# TASK TO COMPLETE
Include the line containing "(0,0) rectangle (668,422);" and all lines before it, repeated exactly from the listing below, without pictures.

***

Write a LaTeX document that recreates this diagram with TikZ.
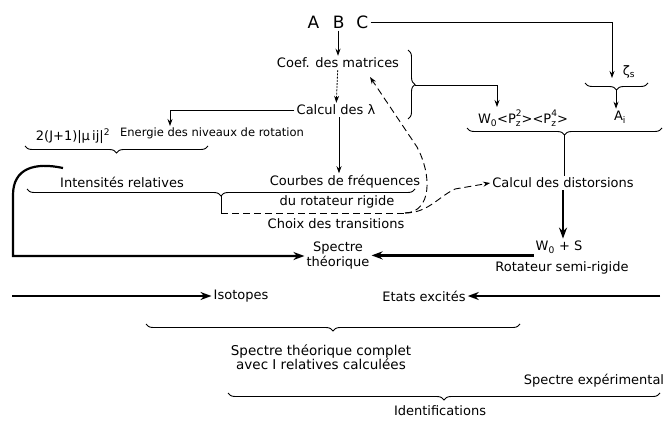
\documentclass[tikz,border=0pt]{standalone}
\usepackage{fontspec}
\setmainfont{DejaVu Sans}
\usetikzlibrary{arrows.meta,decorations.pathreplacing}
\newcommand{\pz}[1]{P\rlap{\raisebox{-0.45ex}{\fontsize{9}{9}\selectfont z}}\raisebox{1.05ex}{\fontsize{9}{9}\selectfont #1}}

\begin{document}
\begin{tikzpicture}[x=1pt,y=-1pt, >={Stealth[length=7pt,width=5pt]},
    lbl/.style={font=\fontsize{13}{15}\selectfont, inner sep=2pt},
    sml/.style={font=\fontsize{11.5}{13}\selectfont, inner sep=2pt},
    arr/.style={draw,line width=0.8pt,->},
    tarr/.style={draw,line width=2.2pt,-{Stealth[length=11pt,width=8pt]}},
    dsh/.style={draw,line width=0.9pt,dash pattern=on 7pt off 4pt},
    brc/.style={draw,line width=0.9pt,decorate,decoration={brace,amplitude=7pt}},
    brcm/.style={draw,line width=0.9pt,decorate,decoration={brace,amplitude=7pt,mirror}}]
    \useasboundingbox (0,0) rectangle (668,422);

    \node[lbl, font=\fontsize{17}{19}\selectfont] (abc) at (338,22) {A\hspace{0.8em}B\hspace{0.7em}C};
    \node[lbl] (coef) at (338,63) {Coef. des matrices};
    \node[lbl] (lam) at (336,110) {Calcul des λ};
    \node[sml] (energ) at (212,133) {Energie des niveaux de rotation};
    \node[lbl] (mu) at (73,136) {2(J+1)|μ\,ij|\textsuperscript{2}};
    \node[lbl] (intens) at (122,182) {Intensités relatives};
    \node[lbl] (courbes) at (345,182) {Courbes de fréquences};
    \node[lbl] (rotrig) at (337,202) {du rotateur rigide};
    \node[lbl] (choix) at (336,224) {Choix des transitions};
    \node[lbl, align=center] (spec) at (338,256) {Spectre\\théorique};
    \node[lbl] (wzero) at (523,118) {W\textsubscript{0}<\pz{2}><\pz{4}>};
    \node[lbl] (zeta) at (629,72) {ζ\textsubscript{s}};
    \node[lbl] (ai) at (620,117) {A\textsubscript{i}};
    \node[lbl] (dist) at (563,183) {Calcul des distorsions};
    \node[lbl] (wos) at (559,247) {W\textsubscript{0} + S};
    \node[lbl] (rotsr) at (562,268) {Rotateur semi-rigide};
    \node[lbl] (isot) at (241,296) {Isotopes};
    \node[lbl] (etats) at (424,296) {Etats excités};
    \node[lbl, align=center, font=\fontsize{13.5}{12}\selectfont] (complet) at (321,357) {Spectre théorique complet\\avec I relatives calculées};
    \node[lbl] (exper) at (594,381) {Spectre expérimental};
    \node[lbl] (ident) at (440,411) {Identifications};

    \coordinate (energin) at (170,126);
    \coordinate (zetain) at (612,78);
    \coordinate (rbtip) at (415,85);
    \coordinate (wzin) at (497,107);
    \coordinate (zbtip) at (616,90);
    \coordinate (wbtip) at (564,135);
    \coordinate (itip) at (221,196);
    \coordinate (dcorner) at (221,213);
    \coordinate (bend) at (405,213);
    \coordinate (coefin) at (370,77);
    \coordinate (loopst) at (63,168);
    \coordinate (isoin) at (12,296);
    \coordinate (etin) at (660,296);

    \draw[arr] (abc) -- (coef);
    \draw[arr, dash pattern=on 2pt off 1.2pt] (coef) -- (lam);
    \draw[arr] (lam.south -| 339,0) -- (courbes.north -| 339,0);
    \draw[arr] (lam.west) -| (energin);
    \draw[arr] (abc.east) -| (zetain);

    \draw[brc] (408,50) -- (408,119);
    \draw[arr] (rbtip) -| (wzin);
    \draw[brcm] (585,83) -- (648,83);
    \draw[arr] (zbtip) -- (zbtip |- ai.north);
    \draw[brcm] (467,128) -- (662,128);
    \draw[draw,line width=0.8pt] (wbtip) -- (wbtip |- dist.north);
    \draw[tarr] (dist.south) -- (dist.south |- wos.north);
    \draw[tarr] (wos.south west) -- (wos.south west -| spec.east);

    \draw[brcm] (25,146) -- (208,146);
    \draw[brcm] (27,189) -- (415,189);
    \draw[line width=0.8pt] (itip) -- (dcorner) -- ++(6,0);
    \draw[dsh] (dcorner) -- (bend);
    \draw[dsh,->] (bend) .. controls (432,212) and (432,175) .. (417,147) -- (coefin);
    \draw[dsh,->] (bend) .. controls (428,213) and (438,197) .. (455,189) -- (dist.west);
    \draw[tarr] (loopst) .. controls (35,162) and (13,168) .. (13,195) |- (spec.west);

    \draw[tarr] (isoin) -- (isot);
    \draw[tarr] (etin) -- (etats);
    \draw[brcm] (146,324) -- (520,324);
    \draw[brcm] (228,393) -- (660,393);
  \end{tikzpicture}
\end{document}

***

# ANSWER FOR THE TASK
Write a LaTeX document that recreates this diagram with TikZ.
\documentclass[tikz,border=0pt]{standalone}
\usepackage{fontspec}
\setmainfont{DejaVu Sans}
\usetikzlibrary{arrows.meta,decorations.pathreplacing}
\newcommand{\pz}[1]{P\rlap{\raisebox{-0.45ex}{\fontsize{9}{9}\selectfont z}}\raisebox{1.05ex}{\fontsize{9}{9}\selectfont #1}}

\begin{document}
\begin{tikzpicture}[x=1pt,y=-1pt, >={Stealth[length=7pt,width=5pt]},
    lbl/.style={font=\fontsize{13}{15}\selectfont, inner sep=2pt},
    sml/.style={font=\fontsize{11.5}{13}\selectfont, inner sep=2pt},
    arr/.style={draw,line width=0.8pt,->},
    tarr/.style={draw,line width=2.2pt,-{Stealth[length=11pt,width=8pt]}},
    dsh/.style={draw,line width=0.9pt,dash pattern=on 7pt off 4pt},
    brc/.style={draw,line width=0.9pt,decorate,decoration={brace,amplitude=7pt}},
    brcm/.style={draw,line width=0.9pt,decorate,decoration={brace,amplitude=7pt,mirror}}]
    \useasboundingbox (0,0) rectangle (668,422);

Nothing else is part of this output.